The cost of captive breeding

Captive elephant breeding isn’t just exploitative—it’s costly and inefficient. In 2024, AZA-accredited zoos collectively spent just $350 million on all wildlife conservation efforts. That may sound like a lot until you compare it to how zoos spend elsewhere. For example, Brookfield Zoo, outside of Chicago, is spending $500 million on a single zoo remodel—part of which includes bringing back elephants for a new exhibit. Meanwhile, the Kenya Wildlife Service (KWS) protects over 36,000 wild elephants across a vast landscape on an annual budget of about $140 million.

For scale: AZA zoos house roughly 307 elephants total.
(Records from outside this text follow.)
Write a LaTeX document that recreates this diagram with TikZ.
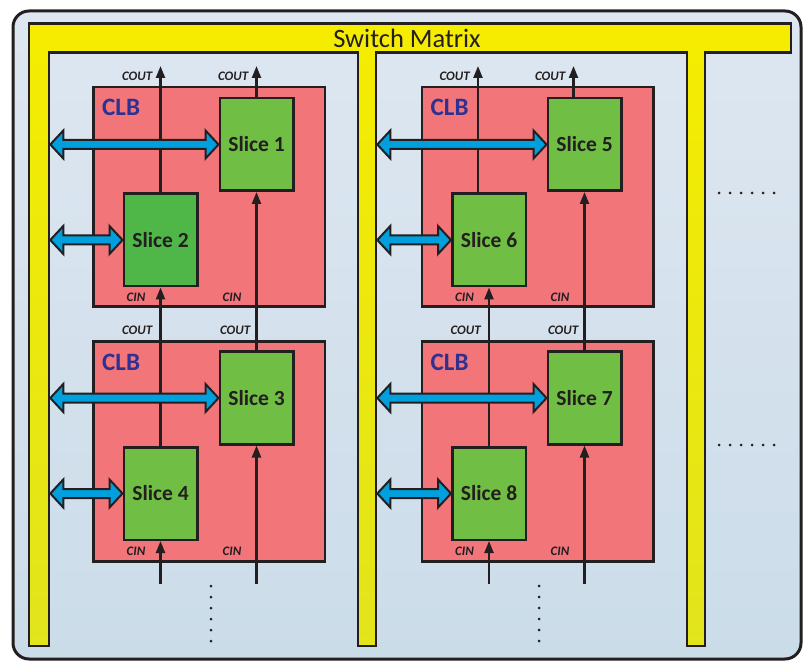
\documentclass[tikz,border=0pt]{standalone}
\usepackage{fontspec}
\setmainfont{Carlito}
\usetikzlibrary{calc}
\usetikzlibrary{arrows.meta}
\usetikzlibrary{positioning}

\definecolor{ink}{RGB}{35,31,32}
\definecolor{bgtop}{RGB}{222,231,241}
\definecolor{bgbot}{RGB}{203,220,233}
\definecolor{swyellow}{RGB}{245,236,0}
\definecolor{swyellowdk}{RGB}{226,228,28}
\definecolor{clbred}{RGB}{242,117,122}
\definecolor{clbblue}{RGB}{46,49,146}
\definecolor{slicegreen}{RGB}{112,190,68}
\definecolor{slicedark}{RGB}{78,183,72}
\definecolor{busblue}{RGB}{0,160,222}

\tikzset{
  clb/.style={draw=ink, line width=2.5pt, fill=clbred, minimum width=231.5pt, minimum height=219.5pt, inner sep=0pt},
  slice/.style={draw=ink, line width=2.5pt, fill=slicegreen, text=ink, minimum width=73.5pt, minimum height=92.5pt, inner sep=0pt, font=\bfseries\fontsize{21.5}{21.5}\selectfont},
  clbname/.style={text=clbblue, inner sep=0pt, font=\bfseries\fontsize{25}{25}\selectfont},
  sig/.style={text=ink, inner sep=0pt, anchor=east, font=\bfseries\itshape\fontsize{13}{13}\selectfont},
  carry/.style={draw=ink, line width=2.3pt, -{Triangle[length=12pt,width=9pt]}},
  bus/.style={fill=busblue, draw=ink, line width=2pt, line join=miter},
}

% horizontal two-headed bus arrow from the bar edge #1 to the slice side #2
\newcommand{\busarrow}[2]{%
  \filldraw[bus] let \p1=(#1), \p2=(#2) in
    (\x1,\y2) -- (\x1+13pt,\y2+14pt) -- (\x1+13pt,\y2+4.5pt) -- (\x2-13pt,\y2+4.5pt)
    -- (\x2-13pt,\y2+14pt) -- (\x2,\y2) -- (\x2-13pt,\y2-14pt) -- (\x2-13pt,\y2-4.5pt)
    -- (\x1+13pt,\y2-4.5pt) -- (\x1+13pt,\y2-14pt) -- cycle;}

\begin{document}
\begin{tikzpicture}[x=1pt, y=-1pt]
  \useasboundingbox (0,0) rectangle (804,663);
  \shadedraw[top color=bgtop, bottom color=bgbot, draw=ink, line width=3pt, rounded corners=16pt] (13,11) rectangle (801,659);

  \shadedraw[top color=swyellow, bottom color=swyellowdk, draw=ink, line width=2.5pt, line join=miter]
    (29,23.5) -- (791,23.5) -- (791,52.5) -- (705,52.5) -- (705,646) -- (687,646) -- (687,52.5)
    -- (376,52.5) -- (376,646) -- (358,646) -- (358,52.5) -- (49,52.5) -- (49,646) -- (29,646) -- cycle;
  \node[text=ink, font=\fontsize{26.5}{26.5}\selectfont] (sm) at (407,38) {Switch Matrix};
  \coordinate (barL) at (50.3,0);
  \coordinate (barM) at (377.3,0);

  \node[clb] (clb1) at (209,197) {};
  \node[clb] (clb2) at (209,451.5) {};
  \node[clb] (clb3) at (537.5,197) {};
  \node[clb] (clb4) at (537.5,451.5) {};
  \node[clbname, below right=13pt and 10pt of clb1.north west] (name1) {CLB};
  \node[clbname, below right=13pt and 10pt of clb2.north west] (name2) {CLB};
  \node[clbname, below right=13pt and 10pt of clb3.north west] (name3) {CLB};
  \node[clbname, below right=13pt and 10pt of clb4.north west] (name4) {CLB};

  \node[slice] (s1) at (256.5,144.5) {Slice 1};
  \node[slice, fill=slicedark] (s2) at (160.5,240) {Slice 2};
  \node[slice] (s3) at (256.5,398) {Slice 3};
  \node[slice] (s4) at (160.5,493.5) {Slice 4};
  \node[slice] (s5) at (584.5,144.5) {Slice 5};
  \node[slice] (s6) at (489,240) {Slice 6};
  \node[slice] (s7) at (584.5,398) {Slice 7};
  \node[slice] (s8) at (489,493.5) {Slice 8};

  \coordinate (t1) at ($(s1 |- clb1.north)+(0,-20)$);
  \coordinate (t2) at ($(s2 |- clb1.north)+(0,-20)$);
  \coordinate (t5) at ($(s5 |- clb3.north)+(-11,-20)$);
  \coordinate (t6) at ($(s6 |- clb3.north)+(-11,-20)$);
  \coordinate (b3) at ($(s3 |- clb2.south)+(0,21)$);
  \coordinate (b4) at ($(s4 |- clb2.south)+(0,21)$);
  \coordinate (b7) at ($(s7 |- clb4.south)+(0,21)$);
  \coordinate (b8) at ($(s8 |- clb4.south)+(0,21)$);

  \draw[carry] (s1.north) -- (t1);
  \draw[carry] (s2.north) -- (t2);
  \draw[carry] (s3.north) -- (s1.south);
  \draw[carry] (s4.north) -- (s2.south);
  \draw[carry] (b3) -- (s3.south);
  \draw[carry] (b4) -- (s4.south);
  \draw[carry] ([xshift=-11pt]s5.north) -- (t5);
  \draw[carry] ([xshift=-11pt]s6.north) -- (t6);
  \draw[carry] (s7.north) -- (s5.south);
  \draw[carry] (s8.north) -- (s6.south);
  \draw[carry] (b7) -- (s7.south);
  \draw[carry] (b8) -- (s8.south);

  \node[sig] at ($(t1)+(-8,10)$) {COUT};
  \node[sig] at ($(t2)+(-8,10)$) {COUT};
  \node[sig] at ($(t5)+(-8,10)$) {COUT};
  \node[sig] at ($(t6)+(-8,10)$) {COUT};
  \node[sig] at ($(s3 |- clb2.north)+(-6,-10)$) {COUT};
  \node[sig] at ($(s4 |- clb2.north)+(-8,-10)$) {COUT};
  \node[sig] at ($(s7 |- clb4.north)+(-6,-10)$) {COUT};
  \node[sig] at ($(s8 |- clb4.north)+(-8,-10)$) {COUT};
  \node[sig] at ($(s1 |- clb1.south)+(-15,-11)$) {CIN};
  \node[sig] at ($(s2 |- clb1.south)+(-15,-11)$) {CIN};
  \node[sig] at ($(s3 |- clb2.south)+(-15,-11)$) {CIN};
  \node[sig] at ($(s4 |- clb2.south)+(-15,-11)$) {CIN};
  \node[sig] at ($(s5 |- clb3.south)+(-15,-11)$) {CIN};
  \node[sig] at ($(s6 |- clb3.south)+(-15,-11)$) {CIN};
  \node[sig] at ($(s7 |- clb4.south)+(-15,-11)$) {CIN};
  \node[sig] at ($(s8 |- clb4.south)+(-15,-11)$) {CIN};

  \busarrow{barL}{s1.west}
  \busarrow{barL}{s2.west}
  \busarrow{barL}{s3.west}
  \busarrow{barL}{s4.west}
  \busarrow{barM}{s5.west}
  \busarrow{barM}{s6.west}
  \busarrow{barM}{s7.west}
  \busarrow{barM}{s8.west}

  \foreach \i in {0,...,5} {
    \fill[ink] (719+\i*11,193) circle (1.5pt);
    \fill[ink] (719+\i*11,445) circle (1.5pt);
    \fill[ink] (211,586+\i*11) circle (1.5pt);
    \fill[ink] (539,586+\i*11) circle (1.5pt);
  }
\end{tikzpicture}
\end{document}
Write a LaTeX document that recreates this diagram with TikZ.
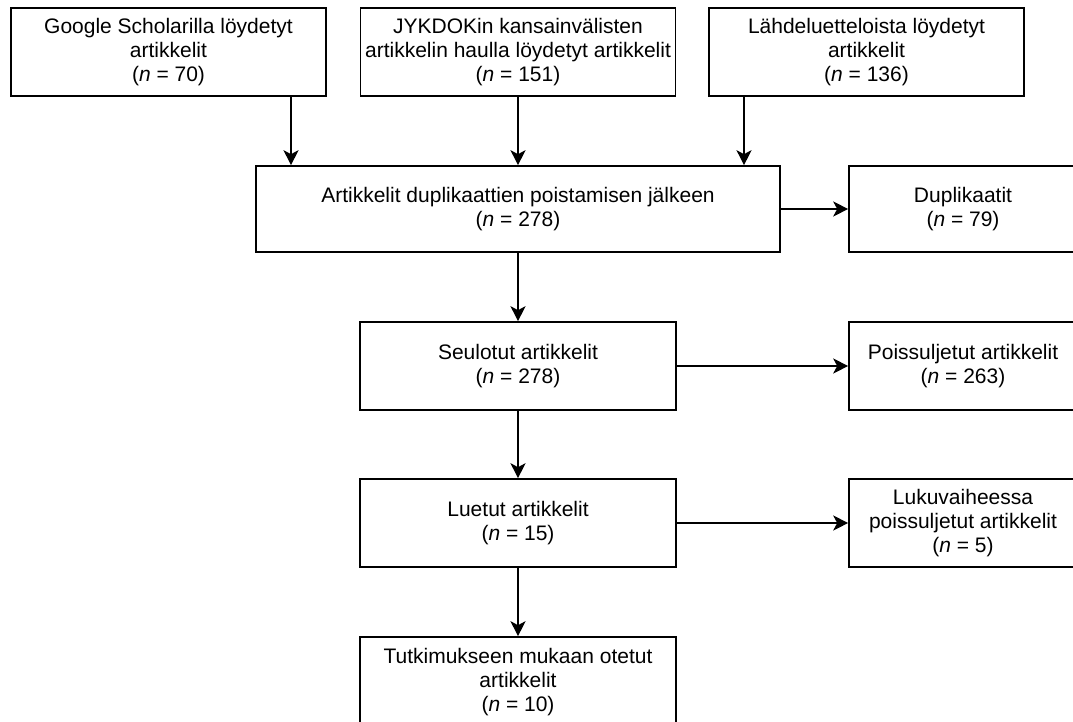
\documentclass[tikz,border=0pt]{standalone}
\usepackage{fontspec}
\setmainfont{Liberation Sans}
\usetikzlibrary{arrows.meta}
\begin{document}
\begin{tikzpicture}[x=1pt,y=-1pt,
  box/.style={draw=black, line width=1.6pt, fill=white, align=center,
    inner sep=0pt, font=\fontsize{21}{24}\selectfont},
  arr/.style={draw=black, line width=1.6pt,
    -{Stealth[length=15pt,width=15pt,inset=4pt]}}]
\clip (0,0) rectangle (1073,722);
\fill[white] (0,0) rectangle (1073,722);
% sources
\node[box, minimum width=315pt, minimum height=88pt] (gs) at (168.5,52)
  {Google Scholarilla löydetyt\\artikkelit\\(\textit{n} = 70)};
\node[box, minimum width=315pt, minimum height=88pt] (jy) at (518,52)
  {JYKDOKin kansainvälisten\\artikkelin haulla löydetyt artikkelit\\(\textit{n} = 151)};
\node[box, minimum width=315pt, minimum height=88pt] (ld) at (866.5,52)
  {Lähdeluetteloista löydetyt\\artikkelit\\(\textit{n} = 136)};
% main flow
\node[box, minimum width=524pt, minimum height=86pt] (dup) at (518,209)
  {Artikkelit duplikaattien poistamisen jälkeen\\(\textit{n} = 278)};
\node[box, minimum width=316pt, minimum height=88pt] (seu) at (518,366)
  {Seulotut artikkelit\\(\textit{n} = 278)};
\node[box, minimum width=316pt, minimum height=88pt] (lue) at (518,523)
  {Luetut artikkelit\\(\textit{n} = 15)};
\node[box, minimum width=316pt, minimum height=90pt] (tut) at (518,682)
  {Tutkimukseen mukaan otetut\\artikkelit\\(\textit{n} = 10)};
% excluded
\node[box, minimum width=228pt, minimum height=86pt] (dpl) at (963,209)
  {Duplikaatit\\(\textit{n} = 79)};
\node[box, minimum width=228pt, minimum height=88pt] (poi) at (963,366)
  {Poissuljetut artikkelit\\(\textit{n} = 263)};
\node[box, minimum width=228pt, minimum height=88pt] (luk) at (963,523)
  {Lukuvaiheessa\\poissuljetut artikkelit\\(\textit{n} = 5)};
% connectors
\coordinate (xa) at (291,0);
\coordinate (xc) at (744,0);
\draw[arr] (gs.south -| xa) -- (dup.north -| xa);
\draw[arr] (jy.south) -- (dup.north -| jy.south);
\draw[arr] (ld.south -| xc) -- (dup.north -| xc);
\draw[arr] (dup.east) -- (dpl.west);
\draw[arr] (dup.south) -- (seu.north);
\draw[arr] (seu.east) -- (poi.west);
\draw[arr] (seu.south) -- (lue.north);
\draw[arr] (lue.east) -- (luk.west);
\draw[arr] (lue.south) -- (tut.north);
\end{tikzpicture}
\end{document}
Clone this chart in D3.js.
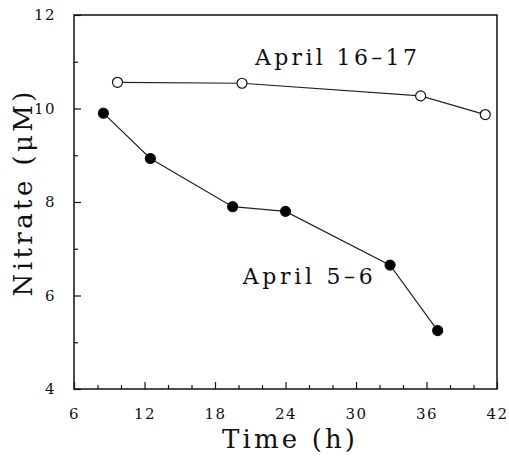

The Performing Animal Welfare Society (PAWS) estimates the annual cost of caring for one elephant at $75,000–$100,000. It doesn’t take a degree in economics to see how zoo budgets could be better spent. For a fraction of what it costs to breed and maintain a handful of elephants in captivity, we could protect entire wild herds and their habitats.

Wild capture isn’t “sustainable”

Wild elephant populations have been declining for decades, and still—to fill the gaps that captive breeding fails to close—zoos continue to capture elephants from the wild in order to populate their exhibits. NhRP clients, Amahle and Nolwazi, were both wild elephants who were forcibly removed from their natural environment in 2016. They were two of 17 wild elephants—between the ages of six and 25—who were captured in Eswatini and sent to a zoo in the US. This action was cloaked under the guise of “conservation” as zoo officials described the import as an attempt to rescue them from drought. Of course, the international community, along with top scientists and elephant experts, fiercely objected to and condemned the zoo’s actions.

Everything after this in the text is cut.